** Start **

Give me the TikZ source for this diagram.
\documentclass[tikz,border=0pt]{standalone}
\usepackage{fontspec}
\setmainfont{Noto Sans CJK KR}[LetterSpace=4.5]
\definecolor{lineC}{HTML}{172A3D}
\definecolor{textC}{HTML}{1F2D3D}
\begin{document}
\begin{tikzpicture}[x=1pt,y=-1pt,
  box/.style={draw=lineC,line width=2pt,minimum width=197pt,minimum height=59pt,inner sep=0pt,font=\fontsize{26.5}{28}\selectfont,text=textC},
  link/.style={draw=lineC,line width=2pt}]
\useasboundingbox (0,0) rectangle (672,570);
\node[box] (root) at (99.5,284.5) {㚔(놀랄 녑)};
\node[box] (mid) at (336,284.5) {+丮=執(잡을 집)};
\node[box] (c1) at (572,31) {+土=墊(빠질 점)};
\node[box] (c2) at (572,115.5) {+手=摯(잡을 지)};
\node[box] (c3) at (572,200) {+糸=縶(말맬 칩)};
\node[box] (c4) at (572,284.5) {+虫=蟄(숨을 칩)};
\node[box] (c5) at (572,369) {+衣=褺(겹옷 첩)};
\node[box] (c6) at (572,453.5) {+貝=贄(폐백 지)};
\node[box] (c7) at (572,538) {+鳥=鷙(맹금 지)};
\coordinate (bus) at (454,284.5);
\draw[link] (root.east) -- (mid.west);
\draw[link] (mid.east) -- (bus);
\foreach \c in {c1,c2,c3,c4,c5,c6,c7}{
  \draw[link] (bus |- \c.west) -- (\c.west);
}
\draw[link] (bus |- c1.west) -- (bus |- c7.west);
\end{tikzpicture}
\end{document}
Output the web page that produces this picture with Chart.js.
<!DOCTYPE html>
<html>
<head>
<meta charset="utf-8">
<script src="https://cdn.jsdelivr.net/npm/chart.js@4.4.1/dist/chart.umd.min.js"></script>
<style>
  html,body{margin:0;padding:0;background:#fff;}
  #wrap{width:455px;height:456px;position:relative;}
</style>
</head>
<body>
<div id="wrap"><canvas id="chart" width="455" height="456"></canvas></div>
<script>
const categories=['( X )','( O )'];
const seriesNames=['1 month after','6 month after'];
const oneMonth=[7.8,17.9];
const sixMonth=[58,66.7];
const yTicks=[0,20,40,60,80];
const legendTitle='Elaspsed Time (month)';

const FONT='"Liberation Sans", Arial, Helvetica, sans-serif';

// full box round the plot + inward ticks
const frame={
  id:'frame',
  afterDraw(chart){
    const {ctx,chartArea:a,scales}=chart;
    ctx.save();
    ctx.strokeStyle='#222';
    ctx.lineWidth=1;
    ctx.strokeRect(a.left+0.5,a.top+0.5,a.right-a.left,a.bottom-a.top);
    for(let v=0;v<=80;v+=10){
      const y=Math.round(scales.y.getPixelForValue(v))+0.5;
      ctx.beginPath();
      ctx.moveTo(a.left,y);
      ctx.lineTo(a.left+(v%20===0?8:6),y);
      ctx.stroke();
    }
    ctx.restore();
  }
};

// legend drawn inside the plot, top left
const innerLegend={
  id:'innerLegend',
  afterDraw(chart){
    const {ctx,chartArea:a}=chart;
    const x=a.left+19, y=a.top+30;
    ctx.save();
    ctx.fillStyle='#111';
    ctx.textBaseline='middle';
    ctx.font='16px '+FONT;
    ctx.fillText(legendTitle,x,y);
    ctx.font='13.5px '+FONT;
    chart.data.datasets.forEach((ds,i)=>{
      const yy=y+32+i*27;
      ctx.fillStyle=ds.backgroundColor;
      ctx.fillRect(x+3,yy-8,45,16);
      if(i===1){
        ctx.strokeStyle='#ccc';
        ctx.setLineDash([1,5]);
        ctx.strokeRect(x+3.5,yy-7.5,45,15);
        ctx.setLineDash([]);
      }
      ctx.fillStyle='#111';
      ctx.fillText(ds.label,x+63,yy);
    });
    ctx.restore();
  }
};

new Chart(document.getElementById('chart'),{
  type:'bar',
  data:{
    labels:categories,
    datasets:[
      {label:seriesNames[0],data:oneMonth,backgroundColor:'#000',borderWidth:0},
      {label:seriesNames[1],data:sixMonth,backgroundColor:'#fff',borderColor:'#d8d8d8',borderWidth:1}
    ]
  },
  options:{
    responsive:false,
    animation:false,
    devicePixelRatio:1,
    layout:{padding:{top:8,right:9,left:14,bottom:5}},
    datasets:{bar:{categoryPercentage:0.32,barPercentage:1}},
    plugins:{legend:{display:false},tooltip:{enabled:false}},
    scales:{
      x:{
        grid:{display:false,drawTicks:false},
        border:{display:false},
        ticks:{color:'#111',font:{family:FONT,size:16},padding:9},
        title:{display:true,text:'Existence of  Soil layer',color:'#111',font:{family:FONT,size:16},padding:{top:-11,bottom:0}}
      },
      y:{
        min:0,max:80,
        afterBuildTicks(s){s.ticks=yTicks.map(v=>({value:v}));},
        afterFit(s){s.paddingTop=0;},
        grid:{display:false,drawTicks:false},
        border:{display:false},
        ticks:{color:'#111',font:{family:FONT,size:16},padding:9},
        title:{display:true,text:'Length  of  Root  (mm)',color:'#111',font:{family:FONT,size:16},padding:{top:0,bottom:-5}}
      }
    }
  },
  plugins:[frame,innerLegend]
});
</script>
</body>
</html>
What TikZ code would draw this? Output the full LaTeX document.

** End **

### WORK TO BE COMPLETED
Where a line above includes "this", copy that line.

### EXERCISE OUTPUT
Give me the TikZ source for this diagram.
Output the web page that produces this picture with Chart.js.
What TikZ code would draw this? Output the full LaTeX document.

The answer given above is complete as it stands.